One of the more radical moves Taylor made when he first arrived at K-J was to add masses of perennials to attract pollinators to pump up the garden.

“As you can see, they bring in a diverse array of insects which help balance things, and there are also more birds in the garden now. There is a hole in that tree over there,” he says, gesturing toward a walnut in the distance, “and there is a bluebird that makes a nest every year. ”

Taylor also declares an “all-time favorite” among his perennials: Rudbeckia Goldsturm or black/ brown-eyed Susan.

“It’s just a workhorse and once it’s established can take the drought and take the heat. And it just keeps on giving. After it goes through its first bloom, we’ll cut those off and it will burst out again,” he says.

Taylor has planted large masses of varieties that paint the borders of the neat in-ground beds with color. Among them is a swath of blue bachelor’s buttons with blossoms that are prized by some chefs.

Other edible blossoms in the garden also sold as produce range from calendulas and violas to nasturtiums and verbena.

All do triple duty, by adding beauty to the garden, nectar for pollinators and edible blossoms for the plate.

Taylor stresses it all comes down to soil.

“We consider ourselves soil farmers, since that is the foundation of everything we do,” he says. “We add a lot of compost. We rotate our crops and plant cover crops in the wintertime. As a result, we have nutrient-dense produce,” he says. In fact, 10 percent of the soil is organic matter, he adds.

Another bold move Taylor made was to remove some of the old English walnut trees. A wide path was cleared through the middle of the garden to create a magical space for farm-to-table dinners served in the middle of the garden. Long tables run down the center, lined on either side by pristine beds of vegetables.

Although Taylor grew up on a 3-acre plot outside Jacksonville, Florida, helping his dad work the garden each summer, he chose a different path in college, going for a degree in business administration from the University of Florida. While that now seems a world away from farming, his understanding of economics and finance has proven valuable in making the garden more than a showplace.

He can’t really say exactly how many beds are in the field or how many varieties are grown on the estate. But he can speak the language of sales.

“For instance, the Tokyo turnips we pull out of the ground, the fresh salad turnips, are the size of your pinkie. They’re 25 cents each. We package all of our petite crops by the 100 count, so that’s $25.

But instead of going into a restaurant with $25 cases of produce, we’re going into restaurants with 200 to 300 cases of produce.

That adds up quickly. And we grow them year-round.

In the wintertime, we’ll grow them in the greenhouse.”

Taylor perhaps unwittingly launched his career in horticulture while in college, working as a prep cook in a restaurant called Café Gardens. While there, he convinced the owners to give him a small stipend to help clean up the landscape.
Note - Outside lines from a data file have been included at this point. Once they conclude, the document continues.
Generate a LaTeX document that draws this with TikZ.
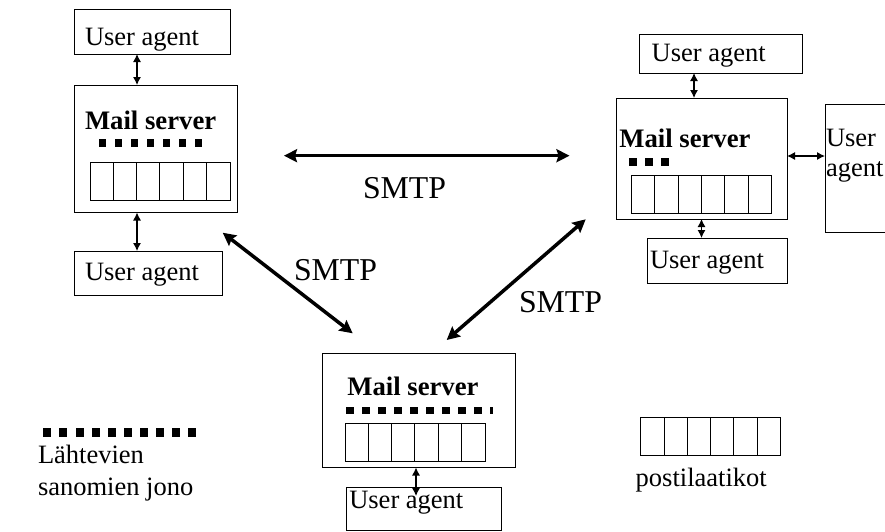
\documentclass[tikz,border=0pt]{standalone}
\usepackage{fontspec}
\setmainfont{Liberation Serif}
\usetikzlibrary{arrows.meta}
\tikzset{
  boxn/.style={draw=black,line width=1pt,inner sep=0pt,outer sep=0pt,fill=none},
  lbl/.style={anchor=base west,inner sep=0pt,outer sep=0pt,font=\fontsize{26.5}{30}\selectfont,text=black},
  boldlbl/.style={lbl,font=\fontsize{26.7}{30}\selectfont\bfseries},
  smtplbl/.style={lbl,font=\fontsize{31.8}{36}\selectfont},
  thinarrow/.style={line width=1.1pt,{Latex[length=8pt,width=8pt]}-{Latex[length=8pt,width=8pt]}},
  thickarrow/.style={line width=3.5pt,{Stealth[length=13pt,width=13pt,inset=2pt]}-{Stealth[length=13pt,width=13pt,inset=2pt]}},
  divider/.style={line width=1pt,draw=black},
}
\newcommand\bx[5]{\node[boxn,minimum width={(#4-#2)*1pt},minimum height={(#5-#3)*1pt}] (#1) at ({(#2+#4)/2},{(#3+#5)/2}) {};}
% mailbox row: name, left, top
\newcommand\mailrow[3]{%
  \bx{#1}{#2}{#3}{#2+140}{#3+38}
  \foreach \k in {1,...,5} {\draw[divider] ({#2+23.3*\k},#3) -- ({#2+23.3*\k},#3+38);}
}
% queue: left, top, count, pitch, w, h
\newcommand\queuerow[6]{%
  \foreach \k in {1,...,#3} {\fill[black] ({#1+#4*(\k-1)},#2) rectangle ({#1+#4*(\k-1)+#5},#2+#6);}
}
\begin{document}
\begin{tikzpicture}[x=1pt,y=-1pt]
\clip (0,0) rectangle (885,531);
% --- left group
\bx{uaA}{74.5}{9}{230}{54}
\node[lbl] (tA) at (85,45.7) {User agent};
\bx{srvA}{74.5}{85}{237.5}{212.5}
\node[boldlbl] (mA) at (85,129) {Mail server};
\queuerow{98.5}{139}{7}{16.1}{7}{8}
\mailrow{mbA}{90}{162}
\bx{uaB}{74.5}{251}{222.5}{295}
\node[lbl] (tB) at (85,280.7) {User agent};
\coordinate (xA) at (137,0);
\draw[thinarrow] (uaA.south -| xA) -- (srvA.north -| xA);
\draw[thinarrow] (srvA.south -| xA) -- (uaB.north -| xA);
% --- right group
\bx{uaC}{639.5}{34.5}{802}{73}
\node[lbl] (tC) at (651.7,61.7) {User agent};
\bx{srvC}{616.5}{98}{787}{219}
\node[boldlbl] (mC) at (619.3,147.7) {Mail server};
\queuerow{629}{158}{3}{16}{7.5}{8}
\mailrow{mbC}{631.5}{175}
\bx{uaD}{647}{238}{787}{283}
\node[lbl] (tD) at (650,268) {User agent};
\bx{uaE}{825}{104}{900}{232}
\node[lbl] (tE) at (826,146.7) {User};
\node[lbl] (tF) at (826,176.7) {agent};
\coordinate (xC) at (694,0);
\coordinate (xD) at (701.5,0);
\coordinate (yE) at (0,156);
\draw[thinarrow] (uaC.south -| xC) -- (srvC.north -| xC);
\draw[thinarrow] (srvC.south -| xD) -- (uaD.north -| xD);
\draw[thinarrow] (srvC.east |- yE) -- (uaE.west |- yE);
% --- bottom group
\bx{srvF}{322.5}{353}{515.7}{467.5}
\node[boldlbl] (mF) at (347.3,395.7) {Mail server};
\queuerow{345.7}{406.7}{9}{16}{8}{7.5}
\fill[black] (489.7,406.7) rectangle (492.7,414.2);
\mailrow{mbF}{345}{423}
\bx{uaG}{346}{487}{501}{530}
\node[lbl] (tG) at (349.3,508.3) {User agent};
\coordinate (xF) at (416,0);
\coordinate (endF) at (416,496);
\draw[thinarrow] (srvF.south -| xF) -- (endF);
% --- SMTP arrows
\coordinate (ab1) at (284,155.7);
\coordinate (ab2) at (569.5,155.7);
\coordinate (ac1) at (222.7,232.7);
\coordinate (ac2) at (352.7,333.3);
\coordinate (ad1) at (585.7,219.3);
\coordinate (ad2) at (446.7,340);
\draw[thickarrow] (ab1) -- (ab2);
\draw[thickarrow] (ac1) -- (ac2);
\draw[thickarrow] (ad1) -- (ad2);
\node[smtplbl] (s1) at (363,198) {SMTP};
\node[smtplbl] (s2) at (294,280.7) {SMTP};
\node[smtplbl] (s3) at (519,312) {SMTP};
% --- legend
\queuerow{43.3}{428.3}{10}{16.1}{8}{8.5}
\node[lbl] (l1) at (38,463) {Lähtevien};
\node[lbl] (l2) at (38,495) {sanomien jono};
\mailrow{mbL}{640.7}{417}
\node[lbl] (l3) at (635.7,486) {postilaatikot};
\end{tikzpicture}
\end{document}
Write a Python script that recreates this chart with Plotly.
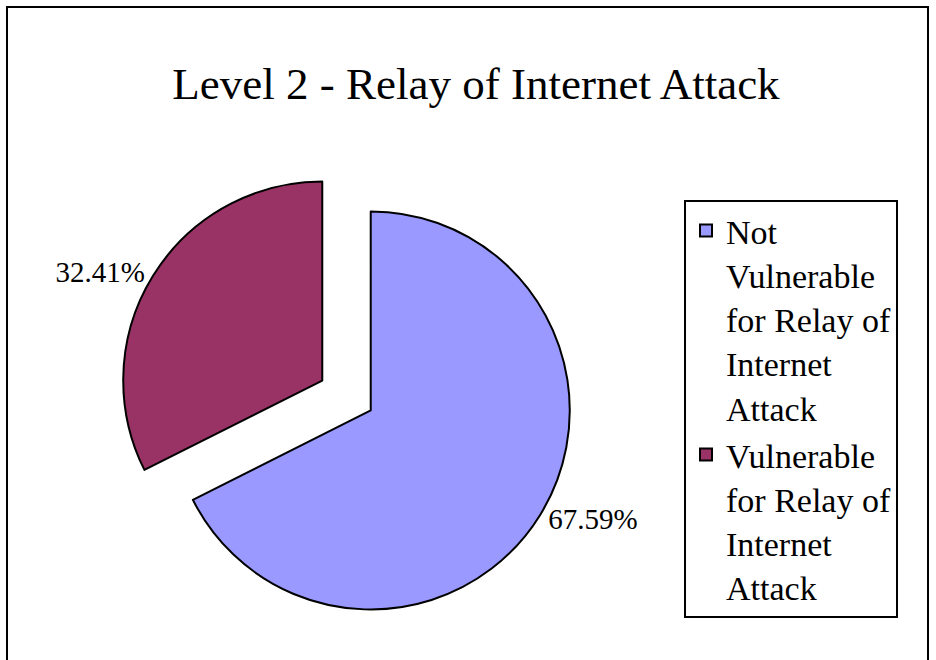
import plotly.graph_objects as go

W, H = 936, 660

labels = ["Not<br>Vulnerable<br>for Relay of<br>Internet<br>Attack",
          "Vulnerable<br>for Relay of<br>Internet<br>Attack"]
values = [67.59, 32.41]
colors = ["#9999FF", "#993366"]
title_text = "Level 2 - Relay of Internet Attack"

def px_x(p):
    return p / W

def px_y(p):
    return 1 - p / H

fig = go.Figure(go.Pie(
    labels=labels,
    values=values,
    sort=False,
    direction="clockwise",
    rotation=0,
    pull=[0.143, 0.143],
    marker=dict(colors=colors, line=dict(color="black", width=2)),
    textinfo="percent",
    texttemplate="%{percent:.2%}",
    textposition="outside",
    outsidetextfont=dict(family="Liberation Serif", size=29, color="black"),
    domain=dict(x=[px_x(119), px_x(574)], y=[px_y(623), px_y(168)]),
    hoverinfo="label+percent",
))

fig.update_layout(
    width=W, height=H,
    margin=dict(l=0, r=0, t=0, b=0, autoexpand=False),
    paper_bgcolor="white",
    plot_bgcolor="white",
    font=dict(family="Liberation Serif", color="black"),
    title=dict(text=title_text, x=px_x(476), xanchor="center",
               y=px_y(83), yanchor="middle",
               font=dict(family="Liberation Serif", size=45, color="black")),
    showlegend=True,
    legend=dict(x=px_x(684), xanchor="left", y=px_y(200), yanchor="top",
                bordercolor="black", borderwidth=2, bgcolor="white",
                valign="top", entrywidth=200, entrywidthmode="pixels",
                font=dict(family="Liberation Serif", size=34, color="black"),
                tracegroupgap=0),
    shapes=[dict(type="rect", xref="paper", yref="paper",
                 x0=px_x(7), x1=px_x(928), y0=px_y(680), y1=px_y(7),
                 line=dict(color="black", width=2), fillcolor="rgba(0,0,0,0)")],
)

fig.write_html("out.html")
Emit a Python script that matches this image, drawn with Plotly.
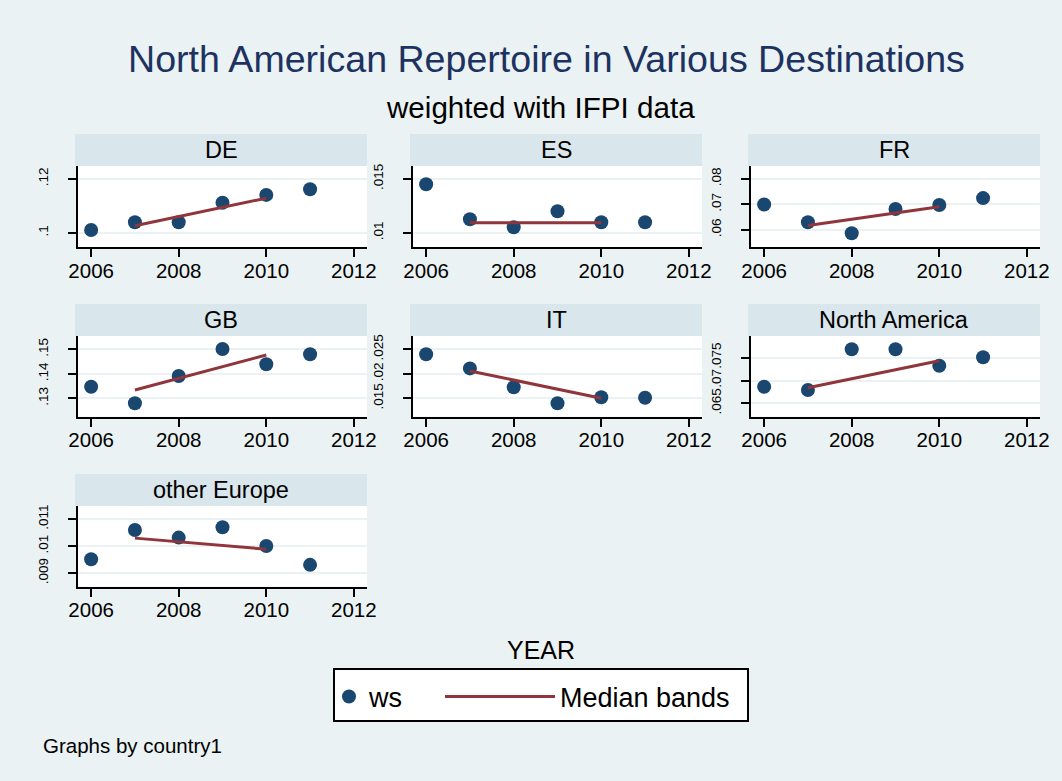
import plotly.graph_objects as go

W, H = 1062, 781

years = [2006, 2007, 2008, 2009, 2010, 2011]
band_years = [2007, 2010]
panels = ["DE", "ES", "FR", "GB", "IT", "North America", "other Europe"]

ws_DE = [0.1011, 0.1040, 0.1040, 0.1112, 0.1141, 0.1162]
ws_ES = [0.01451, 0.01127, 0.01053, 0.01201, 0.01099, 0.01099]
ws_FR = [0.0700, 0.0630, 0.0587, 0.0682, 0.0698, 0.0725]
ws_GB = [0.1347, 0.1280, 0.1391, 0.1501, 0.1439, 0.1480]
ws_IT = [0.02398, 0.0211, 0.01724, 0.01398, 0.0152, 0.01512]
ws_NA = [0.06864, 0.06792, 0.07684, 0.07684, 0.07325, 0.07509]
ws_OE = [0.009519, 0.0106, 0.01032, 0.0107, 0.01001, 0.00931]

med_DE = [0.1027, 0.1129]
med_ES = [0.01095, 0.01095]
med_FR = [0.0617, 0.0691]
med_GB = [0.1334, 0.1477]
med_IT = [0.02057, 0.0150]
med_NA = [0.06842, 0.07434]
med_OE = [0.0103, 0.00989]

x_ticks = [2006, 2008, 2010, 2012]
yt_DE = [0.10, 0.12];         yl_DE = [".1", ".12"]
yt_ES = [0.010, 0.015];       yl_ES = [".01", ".015"]
yt_FR = [0.06, 0.07, 0.08];   yl_FR = [".06", ".07", ".08"]
yt_GB = [0.13, 0.14, 0.15];   yl_GB = [".13", ".14", ".15"]
yt_IT = [0.015, 0.02, 0.025]; yl_IT = [".015", ".02", ".025"]
yt_NA = [0.065, 0.07, 0.075]; yl_NA = [".065", ".07", ".075"]
yt_OE = [0.009, 0.01, 0.011]; yl_OE = [".009", ".01", ".011"]

ws_all = [ws_DE, ws_ES, ws_FR, ws_GB, ws_IT, ws_NA, ws_OE]
med_all = [med_DE, med_ES, med_FR, med_GB, med_IT, med_NA, med_OE]
yt_all = [yt_DE, yt_ES, yt_FR, yt_GB, yt_IT, yt_NA, yt_OE]
yl_all = [yl_DE, yl_ES, yl_FR, yl_GB, yl_IT, yl_NA, yl_OE]
yr_all = [[0.09481, 0.12481], [0.0087, 0.0162], [0.0533, 0.0851],
          [0.1225, 0.15543], [0.01124, 0.02771], [0.06206, 0.07976],
          [0.0085, 0.01149]]

# layout geometry (pixels)
col_x = [(78, 367), (413, 702), (751, 1040)]
row_y = [(166, 247), (336, 416.7), (506, 586.7)]
strip_h = 32

NAVY = "#1A476F"
MAROON = "#90353B"
BG = "#EAF2F3"
STRIP = "#D9E6EB"
FONT = "Liberation Sans, Arial, sans-serif"

fig = go.Figure()
shapes = []
annotations = []
layout_axes = {}

for i, name in enumerate(panels):
    r, c = divmod(i, 3)
    x0, x1 = col_x[c]
    y0, y1 = row_y[r]
    k = i + 1
    xa = "x" if k == 1 else f"x{k}"
    ya = "y" if k == 1 else f"y{k}"
    fig.add_trace(go.Scatter(
        x=years, y=ws_all[i], mode="markers", name="ws",
        marker=dict(color=NAVY, size=14), xaxis=xa, yaxis=ya,
        legend="legend", legendgroup="ws", showlegend=(i == 0)))
    fig.add_trace(go.Scatter(
        x=band_years, y=med_all[i], mode="lines", name="Median bands",
        line=dict(color=MAROON, width=3), xaxis=xa, yaxis=ya,
        legend="legend2", legendgroup="mb", showlegend=(i == 0)))
    layout_axes["xaxis" if k == 1 else f"xaxis{k}"] = dict(
        domain=[x0 / W, x1 / W], anchor=ya, range=[2005.7, 2012.3],
        tickvals=x_ticks, ticks="outside", ticklen=8, tickwidth=2,
        tickcolor="black", showline=True, linecolor="black", linewidth=2,
        showgrid=False, zeroline=False, ticklabelstandoff=-4,
        automargin=False,
        tickfont=dict(size=20.5, color="black", family=FONT))
    layout_axes["yaxis" if k == 1 else f"yaxis{k}"] = dict(
        domain=[1 - y1 / H, 1 - y0 / H], anchor=xa, range=yr_all[i],
        tickvals=yt_all[i], ticktext=yl_all[i], tickangle=-90,
        ticks="outside", ticklen=8, tickwidth=2, tickcolor="black",
        showline=True, linecolor="black", linewidth=2,
        showgrid=True, gridcolor=BG, gridwidth=2, zeroline=False,
        ticklabelstandoff=15, automargin=False,
        tickfont=dict(size=13.5, color="black", family=FONT))
    shapes.append(dict(type="rect", xref="paper", yref="paper",
                       x0=(x0 - 3) / W, x1=x1 / W,
                       y0=1 - y0 / H, y1=1 - (y0 - strip_h) / H,
                       fillcolor=STRIP, line=dict(width=0), layer="below"))
    annotations.append(dict(text=name, xref="paper", yref="paper",
                            x=(x0 - 3 + x1) / 2 / W, y=1 - (y0 - strip_h / 2) / H,
                            xanchor="center", yanchor="middle", showarrow=False,
                            font=dict(size=23.5, color="black", family=FONT)))

# legend box
shapes.append(dict(type="rect", xref="paper", yref="paper",
                   x0=334 / W, x1=748 / W, y0=1 - 721 / H, y1=1 - 669 / H,
                   fillcolor="white", line=dict(color="black", width=2),
                   layer="below"))

annotations += [
    dict(text="weighted with IFPI data", xref="paper", yref="paper",
         x=540.5 / W, y=1 - 108 / H, xanchor="center", yanchor="middle",
         showarrow=False, font=dict(size=29.6, color="black", family=FONT)),
    dict(text="YEAR", xref="paper", yref="paper",
         x=541 / W, y=1 - 650 / H, xanchor="center", yanchor="middle",
         showarrow=False, font=dict(size=25, color="black", family=FONT)),
    dict(text="Graphs by country1", xref="paper", yref="paper",
         x=41 / W, y=1 - 745 / H, xanchor="left", yanchor="middle",
         showarrow=False, font=dict(size=20.5, color="black", family=FONT)),
]

fig.update_layout(
    width=W, height=H, margin=dict(l=0, r=0, t=0, b=0),
    paper_bgcolor=BG, plot_bgcolor="white",
    font=dict(family=FONT, color="black"),
    title=dict(text="North American Repertoire in Various Destinations",
               x=546.5 / W, xanchor="center", y=1 - 59 / H, yanchor="middle",
               font=dict(size=37.6, color="#1E3262", family=FONT)),
    legend=dict(x=329 / W, y=1 - 697 / H, xanchor="left", yanchor="middle",
                orientation="h", bgcolor="rgba(0,0,0,0)", borderwidth=0,
                font=dict(size=27, color="black", family=FONT)),
    legend2=dict(x=440 / W, y=1 - 697 / H, xanchor="left", yanchor="middle",
                 orientation="h", bgcolor="rgba(0,0,0,0)", borderwidth=0,
                 itemwidth=110,
                 font=dict(size=27, color="black", family=FONT)),
    shapes=shapes, annotations=annotations, showlegend=True,
    **layout_axes,
)

fig.write_html("out.html", config={"displayModeBar": False},
               post_script="document.body.style.margin='0px';")
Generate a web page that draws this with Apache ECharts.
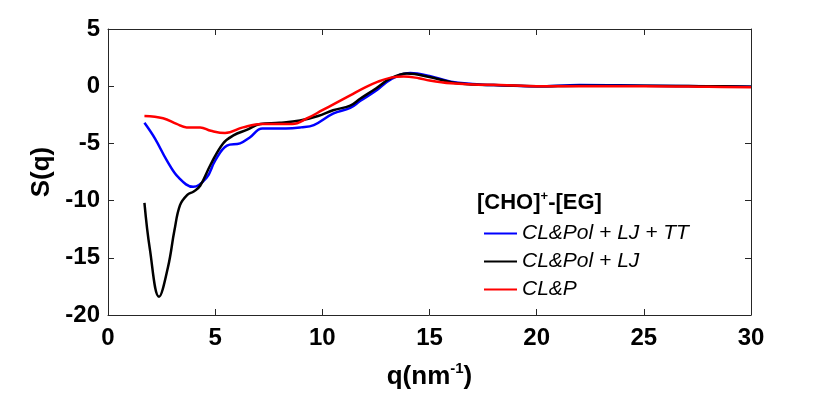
<!DOCTYPE html>
<html>
<head>
<meta charset="utf-8">
<script src="https://cdn.jsdelivr.net/npm/echarts@6/dist/echarts.min.js"></script>
<style>html,body{margin:0;padding:0;background:#fff}#main{width:830px;height:393px}</style>
</head>
<body>
<div id="main"></div>
<script>
// S(q) curves, [q, S]
var seriesNames = ['CL&Pol + LJ + TT', 'CL&Pol + LJ', 'CL&P'];
var seriesColors = ['#0000ff', '#000000', '#ff0000'];
var xTicks = [0, 5, 10, 15, 20, 25, 30];
var yTicks = [-20, -15, -10, -5, 0, 5];

var blueData = [[1.7,-3.2],[2.2,-4.6],[2.75,-6.5],[3.3,-8.0],[3.97,-8.8],[4.6,-8.0],[5.0,-6.5],[5.55,-5.2],
  [6.16,-5.0],[6.6,-4.5],[7.2,-3.7],[8.3,-3.7],[9.0,-3.6],[9.6,-3.4],[10.5,-2.4],[11.3,-1.9],[11.76,-1.3],
  [12.5,-0.4],[13.2,0.6],[14.1,1.15],[15,0.9],[16,0.4],[17,0.2],[18,0.1],[20,0.0],[22,0.1],[25,0.05],[28,0.0],[30,-0.05]];
var blackData = [[1.7,-10.2],[1.95,-14.2],[2.38,-18.4],[2.8,-15.8],[3.1,-12.6],[3.36,-10.4],[3.7,-9.5],[4.0,-9.2],
  [4.3,-8.7],[4.8,-6.8],[5.37,-5.0],[5.85,-4.3],[6.5,-3.8],[7.1,-3.3],[8.0,-3.2],[8.96,-3.0],[9.8,-2.6],[10.5,-2.1],
  [11.3,-1.7],[11.76,-1.1],[12.5,-0.2],[13.2,0.7],[13.95,1.1],[15,0.8],[16,0.35],[17,0.15],[18,0.1],[20,0.0],
  [22,0.05],[25,0.05],[28,0.0],[30,-0.05]];
var redData = [[1.7,-2.6],[2.57,-2.8],[3.2,-3.3],[3.67,-3.6],[4.3,-3.6],[4.8,-3.9],[5.46,-4.1],[6.3,-3.6],
  [7.2,-3.3],[8.0,-3.3],[8.6,-3.3],[9.3,-2.8],[10.0,-2.1],[10.6,-1.5],[11.3,-0.8],[12.0,-0.1],[12.6,0.4],
  [13.2,0.75],[13.8,0.85],[14.5,0.7],[15,0.5],[16,0.25],[17,0.15],[18.3,0.1],[20,0.0],[22,0.0],[25,0.0],
  [28,-0.05],[30,-0.1]];
var allData = [blueData, blackData, redData];

var myChart = echarts.init(document.getElementById('main'));
var font = 'Liberation Sans, Arial, Helvetica, sans-serif';
var axisLine = {show: true, onZero: false, lineStyle: {color: '#262626', width: 1}};
var tick = {show: true, inside: true, length: 6, lineStyle: {color: '#262626'}};

var series = [];
for (var i = 0; i < allData.length; i++) {
  series.push({
    name: seriesNames[i], type: 'line', data: allData[i], smooth: 0.4,
    showSymbol: false, symbol: 'none', xAxisIndex: 0, yAxisIndex: 0,
    lineStyle: {color: seriesColors[i], width: 2.5}, itemStyle: {color: seriesColors[i]}
  });
}

var option = {
  animation: false,
  grid: {left: 108, right: 79, top: 29, bottom: 78, containLabel: false, outerBoundsMode: 'none'},
  legend: {
    orient: 'vertical', left: 484, top: 223, itemGap: 7, padding: 0,
    itemWidth: 33, itemHeight: 2, icon: 'rect',
    data: seriesNames,
    textStyle: {fontFamily: font, fontSize: 21, fontStyle: 'italic', color: '#000'}
  },
  graphic: [{
    type: 'text', left: 477, top: 190,
    style: {
      text: '{a|[CHO]}{s|+}{a|-[EG]}',
      rich: {
        a: {fontFamily: font, fontSize: 22, fontWeight: 'bold', fill: '#000'},
        s: {fontFamily: font, fontSize: 13, fontWeight: 'bold', fill: '#000', verticalAlign: 'top', padding: [0, 0, 12, 0]}
      }
    }
  }],
  xAxis: [{
    type: 'value', min: 0, max: 30, interval: 5,
    name: '{a|q(nm}{s|-1}{a|)}', nameLocation: 'middle', nameGap: 46,
    nameTextStyle: {
      rich: {
        a: {fontFamily: font, fontSize: 26, fontWeight: 'bold', color: '#000'},
        s: {fontFamily: font, fontSize: 15, fontWeight: 'bold', color: '#000', verticalAlign: 'top', padding: [0, 0, 16, 0]}
      }
    },
    axisLine: axisLine, axisTick: tick, splitLine: {show: false},
    axisLabel: {fontFamily: font, fontSize: 24, fontWeight: 'bold', color: '#000', margin: 11}
  }, {
    type: 'value', min: 0, max: 30, interval: 5, position: 'top',
    axisLine: axisLine, axisTick: tick, axisLabel: {show: false}, splitLine: {show: false}
  }],
  yAxis: [{
    type: 'value', min: -20, max: 5, interval: 5,
    name: 'S(q)', nameLocation: 'middle', nameGap: 36, nameRotate: 90,
    nameTextStyle: {fontFamily: font, fontSize: 26, fontWeight: 'bold', color: '#000'},
    axisLine: axisLine, axisTick: tick, splitLine: {show: false},
    axisLabel: {fontFamily: font, fontSize: 24, fontWeight: 'bold', color: '#000', margin: 8}
  }, {
    type: 'value', min: -20, max: 5, interval: 5, position: 'right',
    axisLine: axisLine, axisTick: tick, axisLabel: {show: false}, splitLine: {show: false}
  }],
  series: series
};
myChart.setOption(option);
</script>
</body>
</html>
His first post-college job was at a bank, but it just didn’t fit. He returned to school for a second degree — in agriculture.

His concentration was environmental horticulture, which engaged both his creative and analytical sides.

He designed and managed an organic farm in Oregon’s fertile Willamette Valley and later managed the production of specialty produce on an organic farm outside Atlanta.

Always aiming high, he applied for a job designing the gardens at Thomas Keller’s illustrious French Laundry, and with the encouragement of Keller, began doing outside consulting.

Now Taylor also networks with the Sonoma County food community, serving on the board of Farm to Pantry and raising money for the food gleaning group by hosting farm-to-table dinners at K-J in the garden.

Like many a great gardener, Taylor is always looking for new things to grow. But as a natural marketer, he’s also looking for new projects to pioneer. He just returned from a trip to England, with Jackson Family Wines’ international team. He’s now trying to grow the idea of getting some land outside London for a culinary garden — it could provide a back door to introduce K-J wines to the best restaurants there.

“They have so many chefs there supporting local farmers and highlighting local farms,” he says. “They have an appreciation for the hard work it takes. It’s sort of a pipe dream. But you’ve got to have dreams.”